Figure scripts
────

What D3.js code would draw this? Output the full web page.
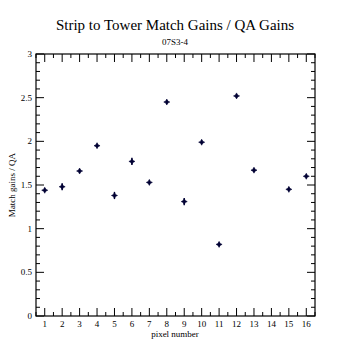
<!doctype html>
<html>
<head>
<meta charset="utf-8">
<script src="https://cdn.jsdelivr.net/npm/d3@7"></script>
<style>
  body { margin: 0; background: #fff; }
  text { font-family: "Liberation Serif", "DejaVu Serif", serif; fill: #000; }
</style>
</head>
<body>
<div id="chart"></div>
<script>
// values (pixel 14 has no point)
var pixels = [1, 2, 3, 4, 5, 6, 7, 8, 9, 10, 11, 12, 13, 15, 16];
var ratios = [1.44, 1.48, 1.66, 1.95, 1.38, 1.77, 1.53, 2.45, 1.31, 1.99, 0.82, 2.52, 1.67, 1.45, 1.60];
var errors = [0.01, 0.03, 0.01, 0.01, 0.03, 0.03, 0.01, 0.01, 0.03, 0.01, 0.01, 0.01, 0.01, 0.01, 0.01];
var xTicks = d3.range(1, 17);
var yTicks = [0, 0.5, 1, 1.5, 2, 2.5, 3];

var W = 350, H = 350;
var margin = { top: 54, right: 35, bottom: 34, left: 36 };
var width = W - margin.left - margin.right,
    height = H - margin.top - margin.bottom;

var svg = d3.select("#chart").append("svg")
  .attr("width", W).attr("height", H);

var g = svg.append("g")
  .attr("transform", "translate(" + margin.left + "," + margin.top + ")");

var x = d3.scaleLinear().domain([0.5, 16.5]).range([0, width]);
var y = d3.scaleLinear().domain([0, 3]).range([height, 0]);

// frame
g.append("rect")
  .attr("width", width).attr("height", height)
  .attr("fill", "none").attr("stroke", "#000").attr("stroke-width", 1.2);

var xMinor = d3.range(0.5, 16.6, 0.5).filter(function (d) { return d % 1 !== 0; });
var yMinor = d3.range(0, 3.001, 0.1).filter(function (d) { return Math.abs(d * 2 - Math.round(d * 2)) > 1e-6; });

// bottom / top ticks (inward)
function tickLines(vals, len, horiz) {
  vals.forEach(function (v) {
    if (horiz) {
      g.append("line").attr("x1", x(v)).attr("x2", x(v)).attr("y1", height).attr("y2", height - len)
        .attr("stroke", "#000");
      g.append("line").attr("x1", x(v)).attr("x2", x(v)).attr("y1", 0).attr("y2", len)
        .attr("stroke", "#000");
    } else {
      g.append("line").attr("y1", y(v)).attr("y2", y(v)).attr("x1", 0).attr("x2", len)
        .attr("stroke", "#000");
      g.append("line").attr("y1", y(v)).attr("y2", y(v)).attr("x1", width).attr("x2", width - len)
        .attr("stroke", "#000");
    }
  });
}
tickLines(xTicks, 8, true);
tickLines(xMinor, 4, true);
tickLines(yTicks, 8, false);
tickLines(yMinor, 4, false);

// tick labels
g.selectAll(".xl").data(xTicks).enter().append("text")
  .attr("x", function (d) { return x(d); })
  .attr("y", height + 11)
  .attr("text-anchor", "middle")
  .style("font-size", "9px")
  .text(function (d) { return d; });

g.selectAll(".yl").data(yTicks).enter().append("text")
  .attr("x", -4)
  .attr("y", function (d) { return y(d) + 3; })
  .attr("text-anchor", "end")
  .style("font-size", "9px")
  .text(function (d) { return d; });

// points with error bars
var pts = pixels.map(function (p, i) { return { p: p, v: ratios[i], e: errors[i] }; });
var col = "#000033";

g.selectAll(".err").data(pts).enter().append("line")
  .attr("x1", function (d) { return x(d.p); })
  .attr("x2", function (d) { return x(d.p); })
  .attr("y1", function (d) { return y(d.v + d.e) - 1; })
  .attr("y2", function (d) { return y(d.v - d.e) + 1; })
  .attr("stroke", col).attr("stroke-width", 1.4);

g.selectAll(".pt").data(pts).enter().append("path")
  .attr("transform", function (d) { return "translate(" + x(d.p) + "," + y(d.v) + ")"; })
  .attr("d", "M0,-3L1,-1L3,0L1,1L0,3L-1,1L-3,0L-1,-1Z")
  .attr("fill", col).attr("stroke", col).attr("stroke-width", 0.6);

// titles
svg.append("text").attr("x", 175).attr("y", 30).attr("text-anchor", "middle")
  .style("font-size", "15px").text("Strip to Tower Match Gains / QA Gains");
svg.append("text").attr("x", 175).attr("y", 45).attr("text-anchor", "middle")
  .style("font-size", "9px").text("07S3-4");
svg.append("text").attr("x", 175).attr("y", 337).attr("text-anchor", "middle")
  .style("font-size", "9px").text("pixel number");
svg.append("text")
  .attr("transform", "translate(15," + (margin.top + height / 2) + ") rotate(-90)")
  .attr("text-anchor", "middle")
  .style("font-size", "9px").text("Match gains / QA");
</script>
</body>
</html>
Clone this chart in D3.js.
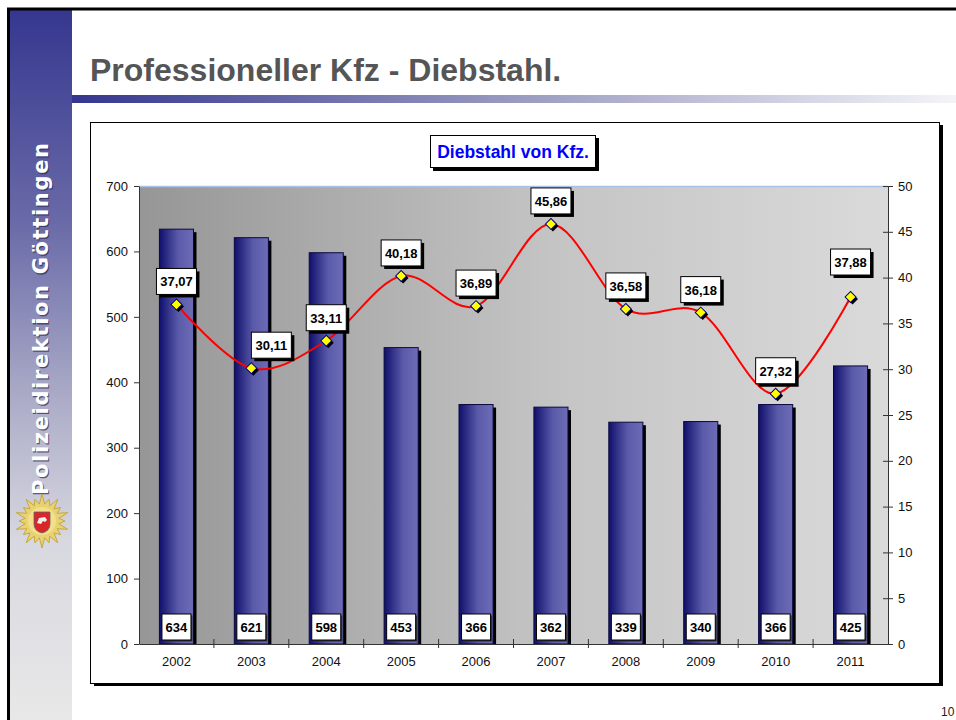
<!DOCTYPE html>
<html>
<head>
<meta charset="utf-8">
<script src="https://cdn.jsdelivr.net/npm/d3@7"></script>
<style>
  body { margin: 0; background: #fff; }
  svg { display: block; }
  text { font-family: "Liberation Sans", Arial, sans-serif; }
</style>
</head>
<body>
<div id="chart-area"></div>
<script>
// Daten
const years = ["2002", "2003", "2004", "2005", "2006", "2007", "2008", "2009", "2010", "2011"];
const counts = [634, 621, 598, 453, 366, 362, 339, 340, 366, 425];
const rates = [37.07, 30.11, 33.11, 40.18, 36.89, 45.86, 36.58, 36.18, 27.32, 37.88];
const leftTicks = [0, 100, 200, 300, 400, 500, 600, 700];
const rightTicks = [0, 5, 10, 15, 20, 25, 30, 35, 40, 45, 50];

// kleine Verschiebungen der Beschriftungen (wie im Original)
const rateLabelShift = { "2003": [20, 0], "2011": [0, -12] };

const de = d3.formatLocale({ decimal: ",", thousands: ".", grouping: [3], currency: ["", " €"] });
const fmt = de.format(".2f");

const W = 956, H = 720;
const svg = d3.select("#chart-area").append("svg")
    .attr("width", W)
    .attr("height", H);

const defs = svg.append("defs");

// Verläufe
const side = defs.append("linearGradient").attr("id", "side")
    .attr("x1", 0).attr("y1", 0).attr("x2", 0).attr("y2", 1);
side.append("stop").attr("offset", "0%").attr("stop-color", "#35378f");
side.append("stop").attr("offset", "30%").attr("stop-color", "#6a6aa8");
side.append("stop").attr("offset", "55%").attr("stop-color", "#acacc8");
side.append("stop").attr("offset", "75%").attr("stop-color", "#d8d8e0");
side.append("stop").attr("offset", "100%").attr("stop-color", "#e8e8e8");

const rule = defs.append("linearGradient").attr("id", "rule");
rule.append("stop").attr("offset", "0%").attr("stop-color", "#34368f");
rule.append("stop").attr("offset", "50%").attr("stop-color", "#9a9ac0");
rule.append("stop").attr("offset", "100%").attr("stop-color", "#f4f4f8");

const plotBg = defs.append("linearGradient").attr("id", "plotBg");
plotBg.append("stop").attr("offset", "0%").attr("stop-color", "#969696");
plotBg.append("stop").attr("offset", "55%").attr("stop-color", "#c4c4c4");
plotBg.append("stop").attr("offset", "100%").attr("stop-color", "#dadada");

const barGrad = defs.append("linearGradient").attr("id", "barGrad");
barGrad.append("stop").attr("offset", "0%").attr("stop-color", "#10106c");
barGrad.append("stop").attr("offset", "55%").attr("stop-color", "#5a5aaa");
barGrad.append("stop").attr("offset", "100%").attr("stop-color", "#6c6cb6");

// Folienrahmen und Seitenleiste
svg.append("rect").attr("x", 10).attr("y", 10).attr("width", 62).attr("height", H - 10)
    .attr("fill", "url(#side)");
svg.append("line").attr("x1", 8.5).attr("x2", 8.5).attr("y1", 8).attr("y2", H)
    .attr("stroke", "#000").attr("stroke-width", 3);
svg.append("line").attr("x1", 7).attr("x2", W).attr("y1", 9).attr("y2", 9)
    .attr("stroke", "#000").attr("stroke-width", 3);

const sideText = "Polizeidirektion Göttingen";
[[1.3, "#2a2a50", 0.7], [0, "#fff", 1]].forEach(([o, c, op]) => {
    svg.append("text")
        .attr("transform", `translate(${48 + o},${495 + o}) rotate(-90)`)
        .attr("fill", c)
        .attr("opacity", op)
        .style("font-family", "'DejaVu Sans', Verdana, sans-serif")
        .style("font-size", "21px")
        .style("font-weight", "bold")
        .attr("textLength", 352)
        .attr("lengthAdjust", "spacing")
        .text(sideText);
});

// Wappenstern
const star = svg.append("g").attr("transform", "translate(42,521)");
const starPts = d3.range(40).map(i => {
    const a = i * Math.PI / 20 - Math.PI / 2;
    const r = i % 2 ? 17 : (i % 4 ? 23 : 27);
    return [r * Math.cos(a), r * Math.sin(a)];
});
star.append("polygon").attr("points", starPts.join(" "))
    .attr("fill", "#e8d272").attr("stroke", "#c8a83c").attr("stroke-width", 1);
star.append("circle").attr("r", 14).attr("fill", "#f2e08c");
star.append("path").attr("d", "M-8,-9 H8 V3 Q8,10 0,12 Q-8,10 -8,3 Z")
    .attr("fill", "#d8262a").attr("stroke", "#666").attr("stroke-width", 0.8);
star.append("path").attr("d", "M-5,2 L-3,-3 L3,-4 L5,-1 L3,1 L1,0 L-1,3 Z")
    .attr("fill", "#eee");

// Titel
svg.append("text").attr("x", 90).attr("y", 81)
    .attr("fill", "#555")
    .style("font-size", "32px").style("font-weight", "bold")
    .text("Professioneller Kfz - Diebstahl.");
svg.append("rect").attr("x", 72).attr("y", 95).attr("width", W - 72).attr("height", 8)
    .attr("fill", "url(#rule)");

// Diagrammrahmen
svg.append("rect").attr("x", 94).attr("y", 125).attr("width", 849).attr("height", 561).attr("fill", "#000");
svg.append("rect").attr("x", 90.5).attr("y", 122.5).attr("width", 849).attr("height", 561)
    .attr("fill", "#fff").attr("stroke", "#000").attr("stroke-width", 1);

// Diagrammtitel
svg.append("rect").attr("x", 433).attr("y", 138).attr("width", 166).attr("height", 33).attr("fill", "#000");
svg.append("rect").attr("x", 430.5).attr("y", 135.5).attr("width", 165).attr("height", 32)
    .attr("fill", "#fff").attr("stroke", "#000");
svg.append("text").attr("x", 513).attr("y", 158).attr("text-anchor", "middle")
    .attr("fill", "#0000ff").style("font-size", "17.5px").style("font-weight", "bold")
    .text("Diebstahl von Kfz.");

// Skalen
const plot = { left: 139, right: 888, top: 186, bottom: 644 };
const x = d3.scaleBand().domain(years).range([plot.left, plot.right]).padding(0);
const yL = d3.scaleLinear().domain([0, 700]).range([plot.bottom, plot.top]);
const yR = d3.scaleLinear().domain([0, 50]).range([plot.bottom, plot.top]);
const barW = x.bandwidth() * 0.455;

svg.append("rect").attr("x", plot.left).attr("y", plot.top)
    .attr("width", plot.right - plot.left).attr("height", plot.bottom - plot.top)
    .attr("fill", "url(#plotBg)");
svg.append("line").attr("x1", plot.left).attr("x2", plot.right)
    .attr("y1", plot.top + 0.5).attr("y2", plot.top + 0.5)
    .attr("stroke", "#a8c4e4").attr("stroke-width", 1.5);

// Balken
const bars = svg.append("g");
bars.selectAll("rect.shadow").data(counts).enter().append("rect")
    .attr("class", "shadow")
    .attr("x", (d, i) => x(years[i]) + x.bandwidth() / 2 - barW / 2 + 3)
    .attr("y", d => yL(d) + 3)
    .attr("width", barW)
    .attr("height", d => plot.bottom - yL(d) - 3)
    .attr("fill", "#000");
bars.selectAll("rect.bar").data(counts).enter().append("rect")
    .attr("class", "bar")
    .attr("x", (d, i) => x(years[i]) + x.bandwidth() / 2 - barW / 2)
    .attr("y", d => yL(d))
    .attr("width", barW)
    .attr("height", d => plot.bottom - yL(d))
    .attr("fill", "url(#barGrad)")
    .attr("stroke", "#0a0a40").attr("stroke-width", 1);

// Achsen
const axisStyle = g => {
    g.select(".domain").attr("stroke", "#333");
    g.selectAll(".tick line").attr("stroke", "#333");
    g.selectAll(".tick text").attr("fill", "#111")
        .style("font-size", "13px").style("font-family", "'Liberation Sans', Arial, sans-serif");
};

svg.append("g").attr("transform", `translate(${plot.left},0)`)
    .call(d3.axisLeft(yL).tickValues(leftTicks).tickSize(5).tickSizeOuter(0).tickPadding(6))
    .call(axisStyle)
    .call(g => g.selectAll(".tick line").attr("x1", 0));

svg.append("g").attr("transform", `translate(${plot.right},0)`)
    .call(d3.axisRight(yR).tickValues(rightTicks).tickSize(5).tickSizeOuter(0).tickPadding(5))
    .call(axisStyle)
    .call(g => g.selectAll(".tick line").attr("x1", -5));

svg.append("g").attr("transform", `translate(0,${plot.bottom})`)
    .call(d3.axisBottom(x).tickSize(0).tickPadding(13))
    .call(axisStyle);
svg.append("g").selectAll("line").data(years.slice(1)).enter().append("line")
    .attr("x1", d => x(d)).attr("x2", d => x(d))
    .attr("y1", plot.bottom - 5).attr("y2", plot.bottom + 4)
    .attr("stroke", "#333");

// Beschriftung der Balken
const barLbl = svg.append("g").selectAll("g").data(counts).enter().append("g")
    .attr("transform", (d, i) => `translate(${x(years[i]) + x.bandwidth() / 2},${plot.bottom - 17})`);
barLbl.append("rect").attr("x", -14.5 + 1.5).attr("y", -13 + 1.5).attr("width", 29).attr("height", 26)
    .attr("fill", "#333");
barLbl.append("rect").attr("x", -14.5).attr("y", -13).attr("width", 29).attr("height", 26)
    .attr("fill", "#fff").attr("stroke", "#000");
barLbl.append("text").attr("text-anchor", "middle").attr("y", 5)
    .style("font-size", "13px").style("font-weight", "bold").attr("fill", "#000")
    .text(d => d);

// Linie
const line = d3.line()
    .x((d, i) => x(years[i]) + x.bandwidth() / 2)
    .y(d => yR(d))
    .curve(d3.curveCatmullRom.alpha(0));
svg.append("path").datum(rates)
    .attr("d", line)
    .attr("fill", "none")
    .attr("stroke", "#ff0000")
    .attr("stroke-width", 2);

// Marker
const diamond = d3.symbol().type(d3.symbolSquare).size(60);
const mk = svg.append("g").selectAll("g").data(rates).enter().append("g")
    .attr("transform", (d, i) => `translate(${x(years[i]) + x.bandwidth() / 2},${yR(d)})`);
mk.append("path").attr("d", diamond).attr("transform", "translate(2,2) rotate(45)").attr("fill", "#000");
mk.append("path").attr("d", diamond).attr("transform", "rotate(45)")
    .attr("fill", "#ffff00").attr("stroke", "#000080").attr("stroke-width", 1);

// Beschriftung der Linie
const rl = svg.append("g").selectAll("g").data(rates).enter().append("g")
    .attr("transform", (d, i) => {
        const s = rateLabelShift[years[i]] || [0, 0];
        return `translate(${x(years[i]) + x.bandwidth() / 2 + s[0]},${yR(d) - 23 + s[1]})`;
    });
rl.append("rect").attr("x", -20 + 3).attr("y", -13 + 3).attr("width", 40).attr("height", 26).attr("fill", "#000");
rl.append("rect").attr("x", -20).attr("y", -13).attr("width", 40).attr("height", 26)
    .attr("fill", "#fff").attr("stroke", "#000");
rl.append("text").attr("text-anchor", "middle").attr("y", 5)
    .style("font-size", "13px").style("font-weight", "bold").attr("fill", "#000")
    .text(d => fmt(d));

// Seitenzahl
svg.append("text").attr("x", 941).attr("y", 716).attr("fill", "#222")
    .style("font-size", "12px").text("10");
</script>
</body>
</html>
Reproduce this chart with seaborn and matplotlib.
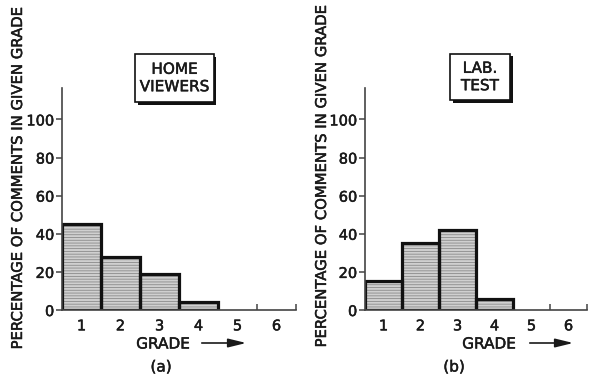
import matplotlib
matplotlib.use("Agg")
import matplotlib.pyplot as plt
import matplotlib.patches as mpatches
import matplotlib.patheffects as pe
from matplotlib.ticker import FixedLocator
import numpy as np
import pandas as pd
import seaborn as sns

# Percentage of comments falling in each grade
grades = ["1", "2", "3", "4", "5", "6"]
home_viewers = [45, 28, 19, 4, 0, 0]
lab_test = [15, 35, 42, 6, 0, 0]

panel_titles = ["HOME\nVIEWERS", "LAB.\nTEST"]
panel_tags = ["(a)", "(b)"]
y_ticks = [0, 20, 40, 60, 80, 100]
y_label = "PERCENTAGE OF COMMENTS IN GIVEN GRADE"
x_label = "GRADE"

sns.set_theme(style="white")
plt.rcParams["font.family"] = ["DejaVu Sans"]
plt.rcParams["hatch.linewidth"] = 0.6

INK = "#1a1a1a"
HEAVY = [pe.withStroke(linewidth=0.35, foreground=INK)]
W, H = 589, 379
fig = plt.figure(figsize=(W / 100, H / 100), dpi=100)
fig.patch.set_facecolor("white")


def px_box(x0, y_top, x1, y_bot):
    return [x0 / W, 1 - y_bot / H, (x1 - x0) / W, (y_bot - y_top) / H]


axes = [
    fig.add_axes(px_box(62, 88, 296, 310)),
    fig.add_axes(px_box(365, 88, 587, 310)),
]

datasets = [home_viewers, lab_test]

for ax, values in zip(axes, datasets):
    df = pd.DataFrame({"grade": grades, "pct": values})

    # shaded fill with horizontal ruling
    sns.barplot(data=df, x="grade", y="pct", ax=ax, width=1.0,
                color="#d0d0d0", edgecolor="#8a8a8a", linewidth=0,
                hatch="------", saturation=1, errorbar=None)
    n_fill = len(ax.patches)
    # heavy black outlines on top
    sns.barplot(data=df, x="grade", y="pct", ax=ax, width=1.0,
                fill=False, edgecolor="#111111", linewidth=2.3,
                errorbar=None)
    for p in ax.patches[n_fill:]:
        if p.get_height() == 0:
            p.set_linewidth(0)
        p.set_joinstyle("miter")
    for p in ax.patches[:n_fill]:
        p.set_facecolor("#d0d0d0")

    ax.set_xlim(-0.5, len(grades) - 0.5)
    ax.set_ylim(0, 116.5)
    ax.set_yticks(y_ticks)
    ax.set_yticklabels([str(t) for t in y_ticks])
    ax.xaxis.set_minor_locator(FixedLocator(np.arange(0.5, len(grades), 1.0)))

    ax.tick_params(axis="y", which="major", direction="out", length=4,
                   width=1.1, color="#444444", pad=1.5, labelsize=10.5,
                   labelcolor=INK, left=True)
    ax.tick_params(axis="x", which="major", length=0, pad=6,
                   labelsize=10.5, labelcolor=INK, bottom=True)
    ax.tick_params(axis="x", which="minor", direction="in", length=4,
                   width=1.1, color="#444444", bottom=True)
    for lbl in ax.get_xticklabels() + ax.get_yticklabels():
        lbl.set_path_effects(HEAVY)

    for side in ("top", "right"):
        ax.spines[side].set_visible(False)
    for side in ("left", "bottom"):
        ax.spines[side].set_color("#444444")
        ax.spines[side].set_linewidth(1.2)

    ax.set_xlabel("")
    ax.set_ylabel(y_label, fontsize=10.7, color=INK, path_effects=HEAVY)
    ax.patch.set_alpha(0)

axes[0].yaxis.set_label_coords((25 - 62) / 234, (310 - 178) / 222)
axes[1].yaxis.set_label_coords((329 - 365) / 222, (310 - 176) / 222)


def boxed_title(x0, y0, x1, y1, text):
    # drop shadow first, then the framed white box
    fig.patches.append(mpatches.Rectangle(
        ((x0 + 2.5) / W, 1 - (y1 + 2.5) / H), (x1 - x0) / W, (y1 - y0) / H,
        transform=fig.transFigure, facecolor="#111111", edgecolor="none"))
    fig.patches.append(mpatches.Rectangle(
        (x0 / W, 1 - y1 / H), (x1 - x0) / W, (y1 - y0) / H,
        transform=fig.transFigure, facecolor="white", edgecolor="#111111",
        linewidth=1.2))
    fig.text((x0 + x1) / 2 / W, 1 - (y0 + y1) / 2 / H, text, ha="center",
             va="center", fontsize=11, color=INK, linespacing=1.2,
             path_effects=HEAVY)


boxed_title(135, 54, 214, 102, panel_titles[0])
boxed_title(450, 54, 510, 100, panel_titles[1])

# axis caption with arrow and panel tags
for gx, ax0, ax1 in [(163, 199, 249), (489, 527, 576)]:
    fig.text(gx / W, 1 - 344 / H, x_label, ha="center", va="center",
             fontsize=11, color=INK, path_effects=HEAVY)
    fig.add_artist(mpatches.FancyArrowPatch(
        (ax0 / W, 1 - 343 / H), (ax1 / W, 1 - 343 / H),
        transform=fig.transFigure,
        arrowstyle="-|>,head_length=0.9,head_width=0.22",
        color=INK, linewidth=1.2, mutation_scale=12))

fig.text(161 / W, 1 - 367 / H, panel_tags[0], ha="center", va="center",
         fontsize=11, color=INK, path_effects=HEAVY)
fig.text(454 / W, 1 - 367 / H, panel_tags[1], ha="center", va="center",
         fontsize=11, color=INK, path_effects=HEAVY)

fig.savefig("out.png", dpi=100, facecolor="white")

────

:: WRITTEN INSTRUCTION ::
Give again exactly the lines running from the beginning of the material above through the line that contains "var yMinor = d3.range(0, 3.001, 0.1).filter(function", and leave out every picture.

:: RESULT OF THIS TASK ::
What D3.js code would draw this? Output the full web page.
<!doctype html>
<html>
<head>
<meta charset="utf-8">
<script src="https://cdn.jsdelivr.net/npm/d3@7"></script>
<style>
  body { margin: 0; background: #fff; }
  text { font-family: "Liberation Serif", "DejaVu Serif", serif; fill: #000; }
</style>
</head>
<body>
<div id="chart"></div>
<script>
// values (pixel 14 has no point)
var pixels = [1, 2, 3, 4, 5, 6, 7, 8, 9, 10, 11, 12, 13, 15, 16];
var ratios = [1.44, 1.48, 1.66, 1.95, 1.38, 1.77, 1.53, 2.45, 1.31, 1.99, 0.82, 2.52, 1.67, 1.45, 1.60];
var errors = [0.01, 0.03, 0.01, 0.01, 0.03, 0.03, 0.01, 0.01, 0.03, 0.01, 0.01, 0.01, 0.01, 0.01, 0.01];
var xTicks = d3.range(1, 17);
var yTicks = [0, 0.5, 1, 1.5, 2, 2.5, 3];

var W = 350, H = 350;
var margin = { top: 54, right: 35, bottom: 34, left: 36 };
var width = W - margin.left - margin.right,
    height = H - margin.top - margin.bottom;

var svg = d3.select("#chart").append("svg")
  .attr("width", W).attr("height", H);

var g = svg.append("g")
  .attr("transform", "translate(" + margin.left + "," + margin.top + ")");

var x = d3.scaleLinear().domain([0.5, 16.5]).range([0, width]);
var y = d3.scaleLinear().domain([0, 3]).range([height, 0]);

// frame
g.append("rect")
  .attr("width", width).attr("height", height)
  .attr("fill", "none").attr("stroke", "#000").attr("stroke-width", 1.2);

var xMinor = d3.range(0.5, 16.6, 0.5).filter(function (d) { return d % 1 !== 0; });
var yMinor = d3.range(0, 3.001, 0.1).filter(function (d) { return Math.abs(d * 2 - Math.round(d * 2)) > 1e-6; });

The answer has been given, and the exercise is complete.